### What is expected
Would you pull out every line of the material that contains the string "matplotlib"?

┄┄┄┄┄┄┄┄┄┄┄┄┄┄┄┄┄┄┄┄

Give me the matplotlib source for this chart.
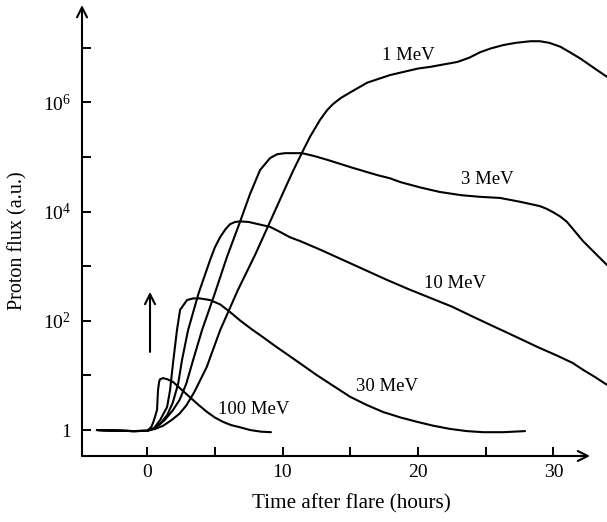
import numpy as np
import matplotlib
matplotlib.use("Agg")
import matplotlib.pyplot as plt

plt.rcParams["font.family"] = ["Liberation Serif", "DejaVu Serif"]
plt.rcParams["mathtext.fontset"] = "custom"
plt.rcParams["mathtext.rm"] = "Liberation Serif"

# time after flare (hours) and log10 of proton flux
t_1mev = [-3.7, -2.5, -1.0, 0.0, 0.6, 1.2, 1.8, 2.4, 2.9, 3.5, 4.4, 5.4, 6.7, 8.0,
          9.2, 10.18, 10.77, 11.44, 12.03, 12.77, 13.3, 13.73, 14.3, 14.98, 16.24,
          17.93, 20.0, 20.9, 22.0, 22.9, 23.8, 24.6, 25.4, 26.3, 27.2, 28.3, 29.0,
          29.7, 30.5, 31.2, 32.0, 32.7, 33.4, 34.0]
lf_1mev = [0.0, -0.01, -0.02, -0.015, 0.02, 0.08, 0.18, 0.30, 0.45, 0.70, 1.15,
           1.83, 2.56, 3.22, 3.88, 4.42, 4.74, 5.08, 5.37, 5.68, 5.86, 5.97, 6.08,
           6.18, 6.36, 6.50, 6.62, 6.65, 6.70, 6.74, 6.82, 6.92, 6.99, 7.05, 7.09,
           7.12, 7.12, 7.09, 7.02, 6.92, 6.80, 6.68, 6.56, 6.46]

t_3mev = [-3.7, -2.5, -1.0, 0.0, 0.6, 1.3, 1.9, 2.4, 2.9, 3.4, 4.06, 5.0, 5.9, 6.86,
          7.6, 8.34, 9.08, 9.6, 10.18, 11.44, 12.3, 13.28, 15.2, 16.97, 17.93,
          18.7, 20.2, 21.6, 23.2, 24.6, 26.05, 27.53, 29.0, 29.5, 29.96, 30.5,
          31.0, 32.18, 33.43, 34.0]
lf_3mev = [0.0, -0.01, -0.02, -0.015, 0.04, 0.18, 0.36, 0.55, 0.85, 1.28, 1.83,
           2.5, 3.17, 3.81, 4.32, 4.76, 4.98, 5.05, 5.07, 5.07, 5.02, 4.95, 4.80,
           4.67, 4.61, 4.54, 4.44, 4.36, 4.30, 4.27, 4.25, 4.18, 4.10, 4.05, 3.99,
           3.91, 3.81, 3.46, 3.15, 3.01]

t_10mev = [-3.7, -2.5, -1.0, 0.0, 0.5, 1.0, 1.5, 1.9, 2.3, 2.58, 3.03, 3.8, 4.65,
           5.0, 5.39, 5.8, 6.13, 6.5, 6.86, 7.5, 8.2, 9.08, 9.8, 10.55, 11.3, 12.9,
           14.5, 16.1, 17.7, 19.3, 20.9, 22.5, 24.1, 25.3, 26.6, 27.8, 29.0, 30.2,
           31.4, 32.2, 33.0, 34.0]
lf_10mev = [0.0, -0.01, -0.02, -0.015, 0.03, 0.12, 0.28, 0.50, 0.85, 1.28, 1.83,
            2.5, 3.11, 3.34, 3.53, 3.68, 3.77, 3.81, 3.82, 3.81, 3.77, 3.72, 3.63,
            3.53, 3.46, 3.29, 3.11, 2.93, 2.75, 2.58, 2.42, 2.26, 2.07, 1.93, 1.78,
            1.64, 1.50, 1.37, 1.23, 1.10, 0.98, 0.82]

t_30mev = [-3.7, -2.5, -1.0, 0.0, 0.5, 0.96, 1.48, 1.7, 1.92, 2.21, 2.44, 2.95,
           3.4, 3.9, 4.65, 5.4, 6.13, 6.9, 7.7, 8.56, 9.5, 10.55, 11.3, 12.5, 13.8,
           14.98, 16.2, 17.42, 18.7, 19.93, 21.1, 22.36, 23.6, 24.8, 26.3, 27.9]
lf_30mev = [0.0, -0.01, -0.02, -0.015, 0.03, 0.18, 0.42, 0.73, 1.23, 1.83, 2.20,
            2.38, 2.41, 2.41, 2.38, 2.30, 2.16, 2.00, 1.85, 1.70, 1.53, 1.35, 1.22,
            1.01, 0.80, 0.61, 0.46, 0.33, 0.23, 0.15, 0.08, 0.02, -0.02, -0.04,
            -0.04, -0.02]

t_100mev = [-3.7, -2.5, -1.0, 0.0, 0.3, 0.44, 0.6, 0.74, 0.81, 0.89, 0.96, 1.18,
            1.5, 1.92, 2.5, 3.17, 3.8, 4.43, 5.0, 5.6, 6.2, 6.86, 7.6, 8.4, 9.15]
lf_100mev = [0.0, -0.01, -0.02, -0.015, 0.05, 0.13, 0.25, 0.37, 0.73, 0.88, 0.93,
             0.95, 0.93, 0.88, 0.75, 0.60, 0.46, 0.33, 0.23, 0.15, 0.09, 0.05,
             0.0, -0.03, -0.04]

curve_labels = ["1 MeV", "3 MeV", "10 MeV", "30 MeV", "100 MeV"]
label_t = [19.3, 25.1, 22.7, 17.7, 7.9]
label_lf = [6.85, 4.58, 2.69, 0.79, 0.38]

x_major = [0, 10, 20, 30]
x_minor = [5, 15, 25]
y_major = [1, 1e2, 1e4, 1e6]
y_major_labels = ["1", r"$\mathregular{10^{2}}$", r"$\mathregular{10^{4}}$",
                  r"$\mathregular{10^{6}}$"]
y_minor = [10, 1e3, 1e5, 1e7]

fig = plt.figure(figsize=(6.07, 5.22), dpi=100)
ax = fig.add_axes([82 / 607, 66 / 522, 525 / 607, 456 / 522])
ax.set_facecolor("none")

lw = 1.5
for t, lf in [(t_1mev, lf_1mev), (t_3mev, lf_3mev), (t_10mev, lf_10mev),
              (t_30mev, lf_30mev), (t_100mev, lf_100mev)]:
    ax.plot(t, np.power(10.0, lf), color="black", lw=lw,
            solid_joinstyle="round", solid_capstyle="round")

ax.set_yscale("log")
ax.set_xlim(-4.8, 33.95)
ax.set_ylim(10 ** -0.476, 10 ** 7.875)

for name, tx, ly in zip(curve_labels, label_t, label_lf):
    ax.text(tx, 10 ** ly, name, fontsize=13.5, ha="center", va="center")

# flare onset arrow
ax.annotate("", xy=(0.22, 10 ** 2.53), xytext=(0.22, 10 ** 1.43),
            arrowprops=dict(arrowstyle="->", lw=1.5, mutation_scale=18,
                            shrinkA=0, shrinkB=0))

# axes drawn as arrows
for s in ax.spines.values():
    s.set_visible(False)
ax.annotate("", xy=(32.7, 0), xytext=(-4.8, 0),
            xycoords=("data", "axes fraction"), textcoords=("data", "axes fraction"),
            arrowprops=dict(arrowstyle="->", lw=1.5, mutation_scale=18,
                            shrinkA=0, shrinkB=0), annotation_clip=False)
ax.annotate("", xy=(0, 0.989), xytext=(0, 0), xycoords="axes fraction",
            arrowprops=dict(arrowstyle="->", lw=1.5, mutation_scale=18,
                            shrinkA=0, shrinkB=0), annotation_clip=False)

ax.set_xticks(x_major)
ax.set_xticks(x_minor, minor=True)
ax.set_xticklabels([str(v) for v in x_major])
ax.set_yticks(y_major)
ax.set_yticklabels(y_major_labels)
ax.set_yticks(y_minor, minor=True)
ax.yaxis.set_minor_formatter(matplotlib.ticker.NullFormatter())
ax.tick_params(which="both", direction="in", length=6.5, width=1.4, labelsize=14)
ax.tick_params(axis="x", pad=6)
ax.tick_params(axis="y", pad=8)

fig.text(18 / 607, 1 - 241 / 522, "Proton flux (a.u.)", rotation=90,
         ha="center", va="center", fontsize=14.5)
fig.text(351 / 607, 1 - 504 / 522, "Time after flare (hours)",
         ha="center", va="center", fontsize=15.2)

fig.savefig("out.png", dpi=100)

┄┄┄┄┄┄┄┄┄┄┄┄┄┄┄┄┄┄┄┄

### Full response
Give me the matplotlib source for this chart.
import matplotlib
matplotlib.use("Agg")
import matplotlib.pyplot as plt
ax.yaxis.set_minor_formatter(matplotlib.ticker.NullFormatter())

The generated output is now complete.